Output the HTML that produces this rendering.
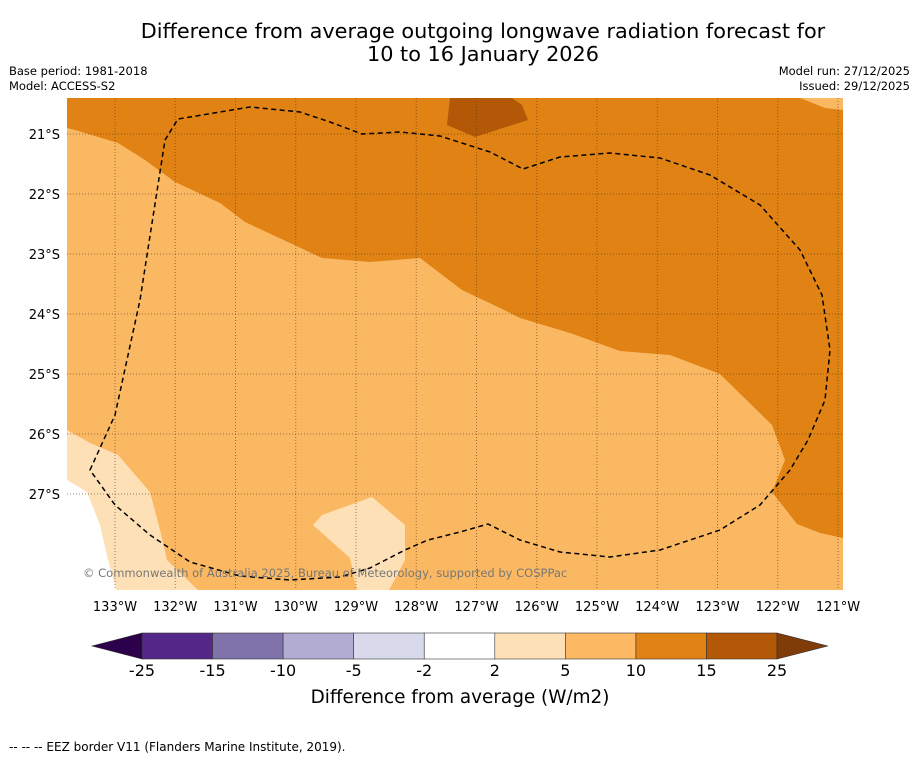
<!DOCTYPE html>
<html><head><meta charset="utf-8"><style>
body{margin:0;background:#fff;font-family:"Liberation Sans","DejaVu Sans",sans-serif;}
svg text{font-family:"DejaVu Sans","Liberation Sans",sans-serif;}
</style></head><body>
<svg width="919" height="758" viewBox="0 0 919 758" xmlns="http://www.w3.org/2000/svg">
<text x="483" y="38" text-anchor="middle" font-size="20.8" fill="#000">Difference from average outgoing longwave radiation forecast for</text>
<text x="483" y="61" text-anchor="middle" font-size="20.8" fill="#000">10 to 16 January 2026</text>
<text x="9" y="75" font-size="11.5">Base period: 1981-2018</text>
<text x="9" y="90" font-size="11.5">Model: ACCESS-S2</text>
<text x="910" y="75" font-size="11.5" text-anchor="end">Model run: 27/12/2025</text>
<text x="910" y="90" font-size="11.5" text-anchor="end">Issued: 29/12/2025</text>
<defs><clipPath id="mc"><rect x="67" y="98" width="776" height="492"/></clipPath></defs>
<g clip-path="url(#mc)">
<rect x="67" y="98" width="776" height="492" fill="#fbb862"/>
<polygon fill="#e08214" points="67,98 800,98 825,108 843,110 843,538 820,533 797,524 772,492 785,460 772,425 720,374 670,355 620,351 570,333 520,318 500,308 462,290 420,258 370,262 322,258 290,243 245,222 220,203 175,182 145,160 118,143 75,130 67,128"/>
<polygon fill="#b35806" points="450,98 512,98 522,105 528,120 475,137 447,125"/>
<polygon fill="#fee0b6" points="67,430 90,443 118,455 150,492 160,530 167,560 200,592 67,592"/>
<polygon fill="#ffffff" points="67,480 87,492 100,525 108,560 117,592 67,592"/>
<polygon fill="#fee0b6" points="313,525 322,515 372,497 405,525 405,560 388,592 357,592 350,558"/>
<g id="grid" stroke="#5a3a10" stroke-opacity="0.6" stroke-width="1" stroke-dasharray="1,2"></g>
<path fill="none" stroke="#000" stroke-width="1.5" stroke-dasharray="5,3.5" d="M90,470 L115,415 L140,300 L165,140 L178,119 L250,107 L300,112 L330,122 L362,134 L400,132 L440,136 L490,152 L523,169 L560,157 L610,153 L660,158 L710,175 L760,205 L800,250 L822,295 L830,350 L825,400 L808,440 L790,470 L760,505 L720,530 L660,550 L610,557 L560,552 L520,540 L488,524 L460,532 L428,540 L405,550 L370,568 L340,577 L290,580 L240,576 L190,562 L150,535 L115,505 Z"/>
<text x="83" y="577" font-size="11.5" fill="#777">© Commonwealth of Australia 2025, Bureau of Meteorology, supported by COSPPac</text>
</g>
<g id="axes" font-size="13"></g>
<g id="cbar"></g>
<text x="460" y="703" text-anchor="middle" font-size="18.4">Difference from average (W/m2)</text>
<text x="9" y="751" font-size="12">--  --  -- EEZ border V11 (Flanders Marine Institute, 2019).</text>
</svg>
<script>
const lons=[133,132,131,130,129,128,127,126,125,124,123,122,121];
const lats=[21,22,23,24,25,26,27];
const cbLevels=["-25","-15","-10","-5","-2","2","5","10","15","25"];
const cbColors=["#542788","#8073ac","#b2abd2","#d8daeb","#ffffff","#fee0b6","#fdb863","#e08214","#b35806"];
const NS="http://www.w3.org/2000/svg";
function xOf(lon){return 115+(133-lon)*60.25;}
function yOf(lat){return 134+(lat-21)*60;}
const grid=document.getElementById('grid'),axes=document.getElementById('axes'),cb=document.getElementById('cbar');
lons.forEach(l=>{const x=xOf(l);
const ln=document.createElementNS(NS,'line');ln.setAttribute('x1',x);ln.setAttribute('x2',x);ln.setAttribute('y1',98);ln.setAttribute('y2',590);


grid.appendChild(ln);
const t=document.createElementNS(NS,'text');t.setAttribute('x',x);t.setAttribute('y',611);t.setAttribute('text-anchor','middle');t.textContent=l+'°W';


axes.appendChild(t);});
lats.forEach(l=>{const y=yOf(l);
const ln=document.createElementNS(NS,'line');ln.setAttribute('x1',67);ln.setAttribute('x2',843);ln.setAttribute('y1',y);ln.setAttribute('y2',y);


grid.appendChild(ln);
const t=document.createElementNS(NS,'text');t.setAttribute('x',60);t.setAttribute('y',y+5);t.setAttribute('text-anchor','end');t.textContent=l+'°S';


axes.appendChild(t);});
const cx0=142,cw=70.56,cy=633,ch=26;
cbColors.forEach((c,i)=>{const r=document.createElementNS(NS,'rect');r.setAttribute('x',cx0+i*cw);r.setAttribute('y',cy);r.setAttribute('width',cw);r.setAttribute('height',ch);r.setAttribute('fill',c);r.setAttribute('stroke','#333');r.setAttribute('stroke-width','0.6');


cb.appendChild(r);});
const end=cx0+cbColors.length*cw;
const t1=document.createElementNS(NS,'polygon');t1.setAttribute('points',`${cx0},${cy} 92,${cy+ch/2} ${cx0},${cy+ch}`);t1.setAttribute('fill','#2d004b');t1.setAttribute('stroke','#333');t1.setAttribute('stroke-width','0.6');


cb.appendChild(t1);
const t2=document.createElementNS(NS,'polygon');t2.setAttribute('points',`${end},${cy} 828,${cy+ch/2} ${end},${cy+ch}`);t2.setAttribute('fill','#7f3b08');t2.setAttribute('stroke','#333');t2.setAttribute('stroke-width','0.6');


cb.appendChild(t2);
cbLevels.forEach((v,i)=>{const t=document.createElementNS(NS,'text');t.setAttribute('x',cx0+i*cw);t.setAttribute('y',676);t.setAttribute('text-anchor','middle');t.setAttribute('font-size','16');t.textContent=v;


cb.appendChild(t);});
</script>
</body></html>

++++++++++

# Set task
From the material above, reproduce everything verbatim except the pictures.

# Solution
Output the HTML that produces this rendering.
<!DOCTYPE html>
<html><head><meta charset="utf-8"><style>
body{margin:0;background:#fff;font-family:"Liberation Sans","DejaVu Sans",sans-serif;}
svg text{font-family:"DejaVu Sans","Liberation Sans",sans-serif;}
</style></head><body>
<svg width="919" height="758" viewBox="0 0 919 758" xmlns="http://www.w3.org/2000/svg">
<text x="483" y="38" text-anchor="middle" font-size="20.8" fill="#000">Difference from average outgoing longwave radiation forecast for</text>
<text x="483" y="61" text-anchor="middle" font-size="20.8" fill="#000">10 to 16 January 2026</text>
<text x="9" y="75" font-size="11.5">Base period: 1981-2018</text>
<text x="9" y="90" font-size="11.5">Model: ACCESS-S2</text>
<text x="910" y="75" font-size="11.5" text-anchor="end">Model run: 27/12/2025</text>
<text x="910" y="90" font-size="11.5" text-anchor="end">Issued: 29/12/2025</text>
<defs><clipPath id="mc"><rect x="67" y="98" width="776" height="492"/></clipPath></defs>
<g clip-path="url(#mc)">
<rect x="67" y="98" width="776" height="492" fill="#fbb862"/>
<polygon fill="#e08214" points="67,98 800,98 825,108 843,110 843,538 820,533 797,524 772,492 785,460 772,425 720,374 670,355 620,351 570,333 520,318 500,308 462,290 420,258 370,262 322,258 290,243 245,222 220,203 175,182 145,160 118,143 75,130 67,128"/>
<polygon fill="#b35806" points="450,98 512,98 522,105 528,120 475,137 447,125"/>
<polygon fill="#fee0b6" points="67,430 90,443 118,455 150,492 160,530 167,560 200,592 67,592"/>
<polygon fill="#ffffff" points="67,480 87,492 100,525 108,560 117,592 67,592"/>
<polygon fill="#fee0b6" points="313,525 322,515 372,497 405,525 405,560 388,592 357,592 350,558"/>
<g id="grid" stroke="#5a3a10" stroke-opacity="0.6" stroke-width="1" stroke-dasharray="1,2"></g>
<path fill="none" stroke="#000" stroke-width="1.5" stroke-dasharray="5,3.5" d="M90,470 L115,415 L140,300 L165,140 L178,119 L250,107 L300,112 L330,122 L362,134 L400,132 L440,136 L490,152 L523,169 L560,157 L610,153 L660,158 L710,175 L760,205 L800,250 L822,295 L830,350 L825,400 L808,440 L790,470 L760,505 L720,530 L660,550 L610,557 L560,552 L520,540 L488,524 L460,532 L428,540 L405,550 L370,568 L340,577 L290,580 L240,576 L190,562 L150,535 L115,505 Z"/>
<text x="83" y="577" font-size="11.5" fill="#777">© Commonwealth of Australia 2025, Bureau of Meteorology, supported by COSPPac</text>
</g>
<g id="axes" font-size="13"></g>
<g id="cbar"></g>
<text x="460" y="703" text-anchor="middle" font-size="18.4">Difference from average (W/m2)</text>
<text x="9" y="751" font-size="12">--  --  -- EEZ border V11 (Flanders Marine Institute, 2019).</text>
</svg>
<script>
const lons=[133,132,131,130,129,128,127,126,125,124,123,122,121];
const lats=[21,22,23,24,25,26,27];
const cbLevels=["-25","-15","-10","-5","-2","2","5","10","15","25"];
const cbColors=["#542788","#8073ac","#b2abd2","#d8daeb","#ffffff","#fee0b6","#fdb863","#e08214","#b35806"];
const NS="http://www.w3.org/2000/svg";
function xOf(lon){return 115+(133-lon)*60.25;}
function yOf(lat){return 134+(lat-21)*60;}
const grid=document.getElementById('grid'),axes=document.getElementById('axes'),cb=document.getElementById('cbar');
lons.forEach(l=>{const x=xOf(l);
const ln=document.createElementNS(NS,'line');ln.setAttribute('x1',x);ln.setAttribute('x2',x);ln.setAttribute('y1',98);ln.setAttribute('y2',590);


grid.appendChild(ln);
const t=document.createElementNS(NS,'text');t.setAttribute('x',x);t.setAttribute('y',611);t.setAttribute('text-anchor','middle');t.textContent=l+'°W';


axes.appendChild(t);});
lats.forEach(l=>{const y=yOf(l);
const ln=document.createElementNS(NS,'line');ln.setAttribute('x1',67);ln.setAttribute('x2',843);ln.setAttribute('y1',y);ln.setAttribute('y2',y);


grid.appendChild(ln);
const t=document.createElementNS(NS,'text');t.setAttribute('x',60);t.setAttribute('y',y+5);t.setAttribute('text-anchor','end');t.textContent=l+'°S';


axes.appendChild(t);});
const cx0=142,cw=70.56,cy=633,ch=26;
cbColors.forEach((c,i)=>{const r=document.createElementNS(NS,'rect');r.setAttribute('x',cx0+i*cw);r.setAttribute('y',cy);r.setAttribute('width',cw);r.setAttribute('height',ch);r.setAttribute('fill',c);r.setAttribute('stroke','#333');r.setAttribute('stroke-width','0.6');


cb.appendChild(r);});
const end=cx0+cbColors.length*cw;
const t1=document.createElementNS(NS,'polygon');t1.setAttribute('points',`${cx0},${cy} 92,${cy+ch/2} ${cx0},${cy+ch}`);t1.setAttribute('fill','#2d004b');t1.setAttribute('stroke','#333');t1.setAttribute('stroke-width','0.6');


cb.appendChild(t1);
const t2=document.createElementNS(NS,'polygon');t2.setAttribute('points',`${end},${cy} 828,${cy+ch/2} ${end},${cy+ch}`);t2.setAttribute('fill','#7f3b08');t2.setAttribute('stroke','#333');t2.setAttribute('stroke-width','0.6');


cb.appendChild(t2);
cbLevels.forEach((v,i)=>{const t=document.createElementNS(NS,'text');t.setAttribute('x',cx0+i*cw);t.setAttribute('y',676);t.setAttribute('text-anchor','middle');t.setAttribute('font-size','16');t.textContent=v;


cb.appendChild(t);});
</script>
</body></html>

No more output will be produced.